> YOUR OBJECTIVE
Pull out the lines running from the one with "What matplotlib code" to the one with "import numpy as np", inclusive, word for word. Drop any picture.

> DATA ENTRIES
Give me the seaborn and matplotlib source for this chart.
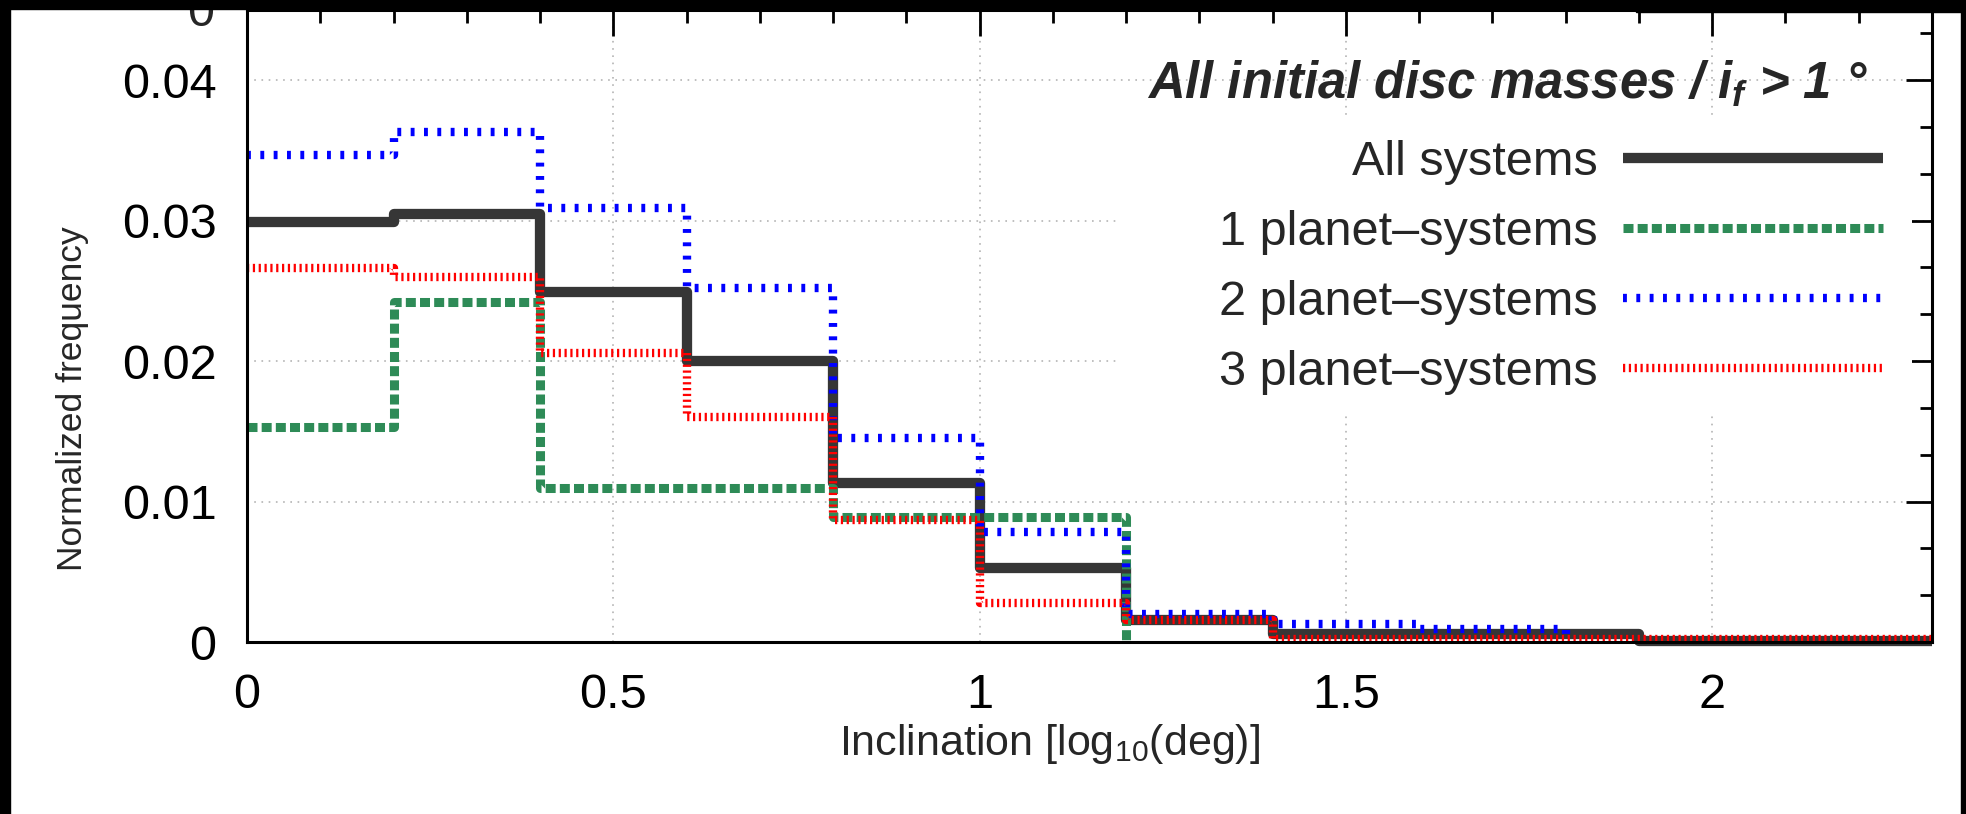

* * *

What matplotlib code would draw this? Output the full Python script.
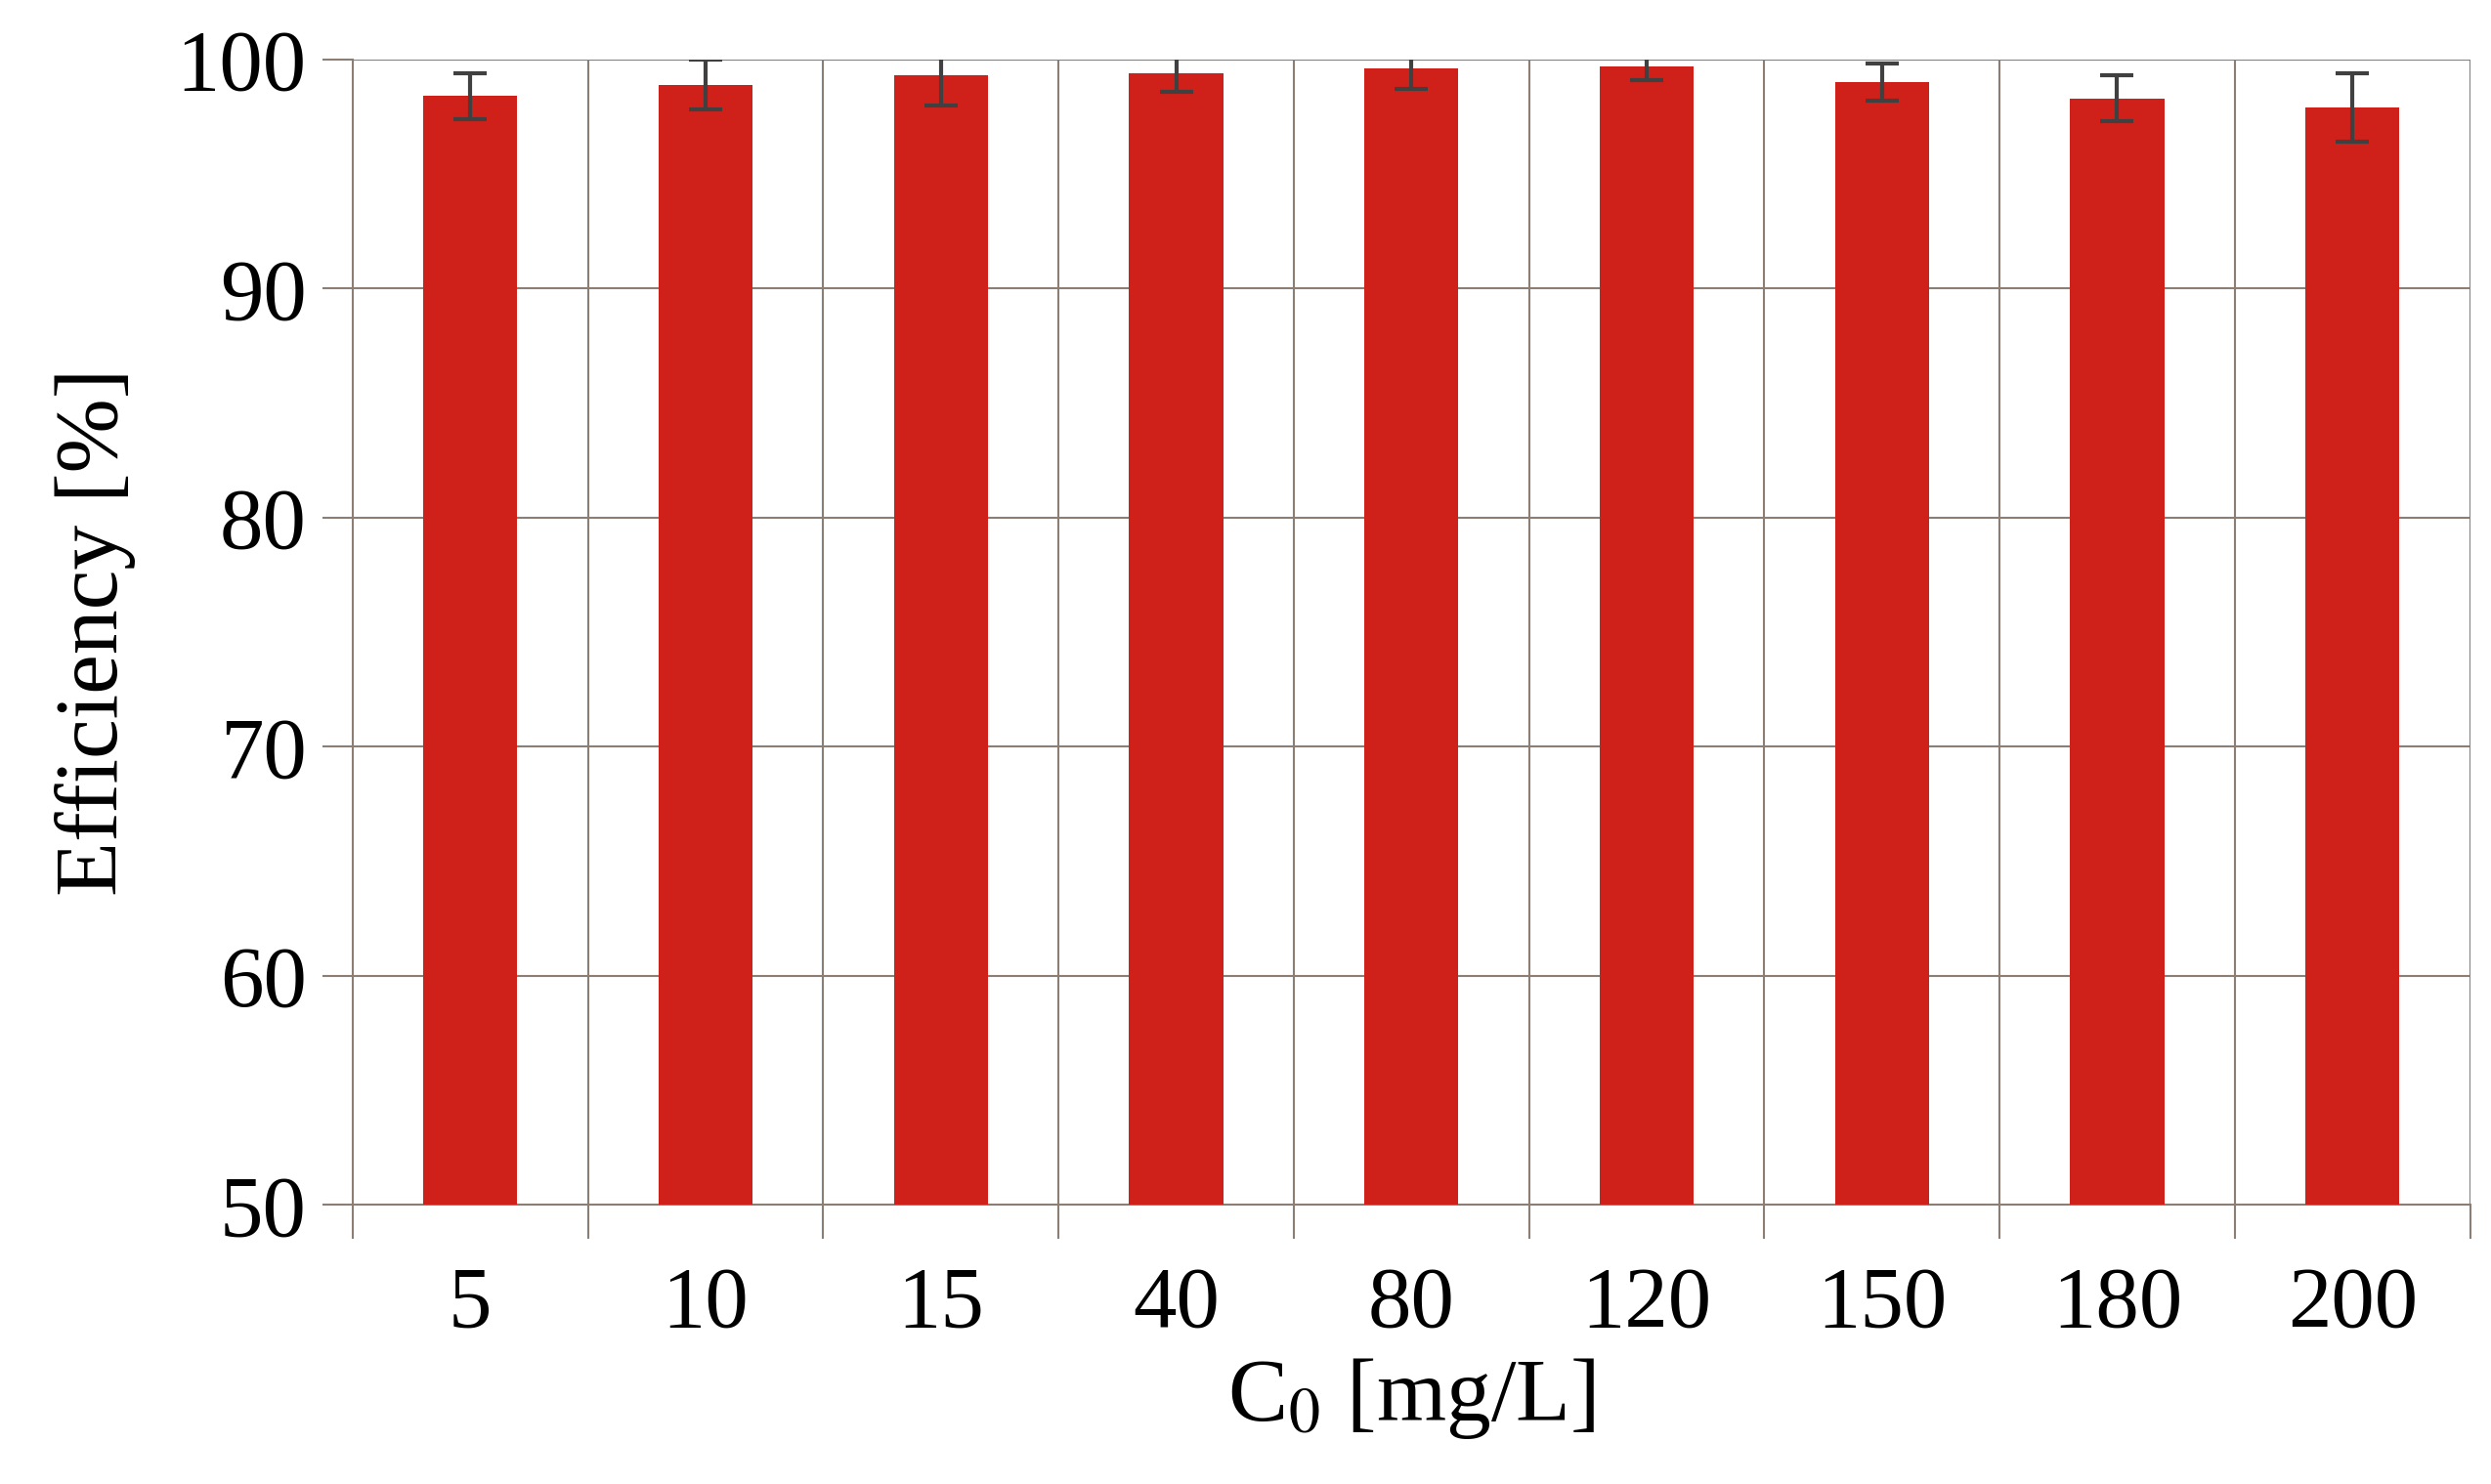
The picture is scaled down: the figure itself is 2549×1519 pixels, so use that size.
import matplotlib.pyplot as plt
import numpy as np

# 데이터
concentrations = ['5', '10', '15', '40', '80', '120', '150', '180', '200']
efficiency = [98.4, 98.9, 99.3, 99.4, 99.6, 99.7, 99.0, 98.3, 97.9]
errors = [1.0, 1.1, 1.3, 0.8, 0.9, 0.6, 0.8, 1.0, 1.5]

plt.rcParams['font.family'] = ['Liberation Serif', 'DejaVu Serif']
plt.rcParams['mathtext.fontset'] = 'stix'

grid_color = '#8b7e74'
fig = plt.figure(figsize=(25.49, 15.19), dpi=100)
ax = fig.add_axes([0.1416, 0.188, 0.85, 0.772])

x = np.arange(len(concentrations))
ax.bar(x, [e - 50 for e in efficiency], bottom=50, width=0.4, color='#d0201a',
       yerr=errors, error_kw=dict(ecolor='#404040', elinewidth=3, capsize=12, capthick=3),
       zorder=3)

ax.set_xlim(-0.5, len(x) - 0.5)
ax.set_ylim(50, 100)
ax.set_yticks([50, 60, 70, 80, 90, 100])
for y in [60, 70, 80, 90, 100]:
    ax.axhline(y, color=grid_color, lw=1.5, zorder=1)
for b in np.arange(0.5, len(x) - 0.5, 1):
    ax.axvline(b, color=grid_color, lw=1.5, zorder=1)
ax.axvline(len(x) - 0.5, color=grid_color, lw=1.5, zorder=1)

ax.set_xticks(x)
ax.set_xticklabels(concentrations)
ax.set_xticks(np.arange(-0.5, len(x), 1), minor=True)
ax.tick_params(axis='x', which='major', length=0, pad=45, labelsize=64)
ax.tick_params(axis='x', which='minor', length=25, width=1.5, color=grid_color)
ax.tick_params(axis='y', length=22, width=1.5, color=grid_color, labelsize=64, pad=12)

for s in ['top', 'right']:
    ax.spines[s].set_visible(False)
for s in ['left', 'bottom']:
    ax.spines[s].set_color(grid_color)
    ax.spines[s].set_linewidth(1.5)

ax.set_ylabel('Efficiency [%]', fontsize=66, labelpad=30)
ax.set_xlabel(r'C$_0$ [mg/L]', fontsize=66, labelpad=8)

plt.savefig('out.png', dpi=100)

> TASK RESULT
What matplotlib code would draw this? Output the full Python script.
The picture is scaled down: the figure itself is 2549×1519 pixels, so use that size.
import matplotlib.pyplot as plt
import numpy as np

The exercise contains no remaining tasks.